Sunday, July 17, 2011

Allegations of Wrongdoing Uncomfortably Close to Fox News


If you've been following the rapidly expanding scandal from across the sea in Great Britain involving parts of Rupert Murdoch's News Corporation, you know that it's been wild in the last few weeks as the story has rapidly hit mainstream in this country. Now there is a smattering of allegations that could, if true, bring the media baron's Fox News organization into the possible glare of a Congressional investigation

The Nation magazine published an article that quoted a long-forgotten blog post by a former Fox News executive alleging that Fox has a special limited access area or "brain room" for "counterintelligence". Putting that information together with another piece Rolling Stone wrote mentioning perhaps the same "brain room" it makes you wonder what the activities might have been and at what level the activities were controlled from.
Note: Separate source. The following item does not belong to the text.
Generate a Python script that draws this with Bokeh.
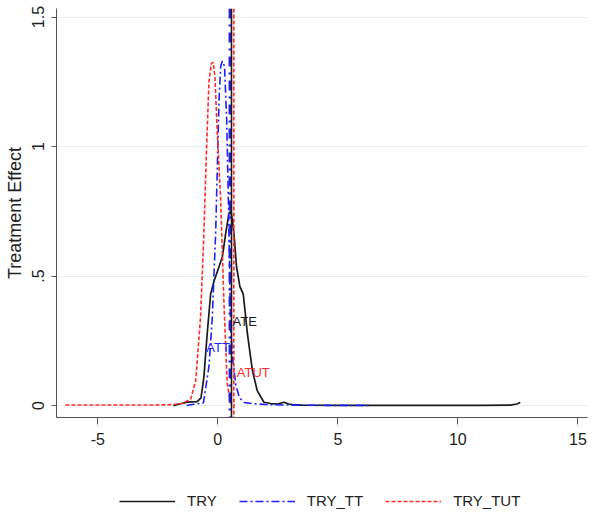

Whether it was Fox News Chief Roger Ailes calling the shots...or someone else.

The Nation continues:
Dan Cooper was one of the people who helped create the Fox News channel with Roger Ailes, and was fired in 1996. In 2008, Cooper wrote on his website that David Brock (now head of Media Matters) had used him as an anonymous, on-background-only source for an Ailes profile he was writing for New York magazine. Before the piece was published, on November 17, 1997, Cooper claims that his talent agent, Richard Leibner, told him he had received a call from Ailes, who identified Cooper as a source, and insisted that Leibner drop him as a client--or any client reels Leibner sent Fox would pile up in a corner and gather dust. Cooper continued:

“I made the connections. Ailes knew I had given Brock the interview. Certainly Brock didn’t tell him. Of course. Fox News had gotten Brock’s telephone records from the phone company, and my phone number was on the list. Deep in the bowels of 1211 Avenue of the Americas, News Corporation’s New York headquarters, was what Roger called the Brain Room. Most people thought it was simply the research department of Fox News. But unlike virtually everybody else, because I had to design and build the Brain Room, I knew it also housed a counterintelligence and black ops office. So accessing phone records was easy pie.”
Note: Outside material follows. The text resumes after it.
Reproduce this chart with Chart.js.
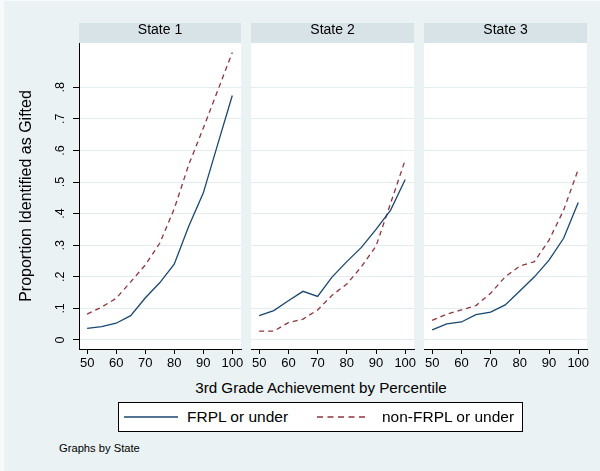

The article later concedes that it's possible for Ailes to have gotten the information that Cooper was a source for the article in other ways, but, with the burgeoning scandal in Great Britain, it makes you wonder.

Also, the article mentions that the News of the World, a British tabloid owned by News Corp. that's now out-of-business due to the phone hacking scandal, allegedly tried to bribe an ex-New York City police officer to hack the phones of 9/11 victims. So far, the evidence is largely circumstantial, but there is a push in Congress from REPUBLICANS like Peter King of New York for the FBI whether or not the News Corp. was involved in an effort to hack the 9/11 phones, and it looks like the FBI is going to be on the case.

We'll see how fast this one percolates. All-in-all, it looks like it's going to be interesting to watch.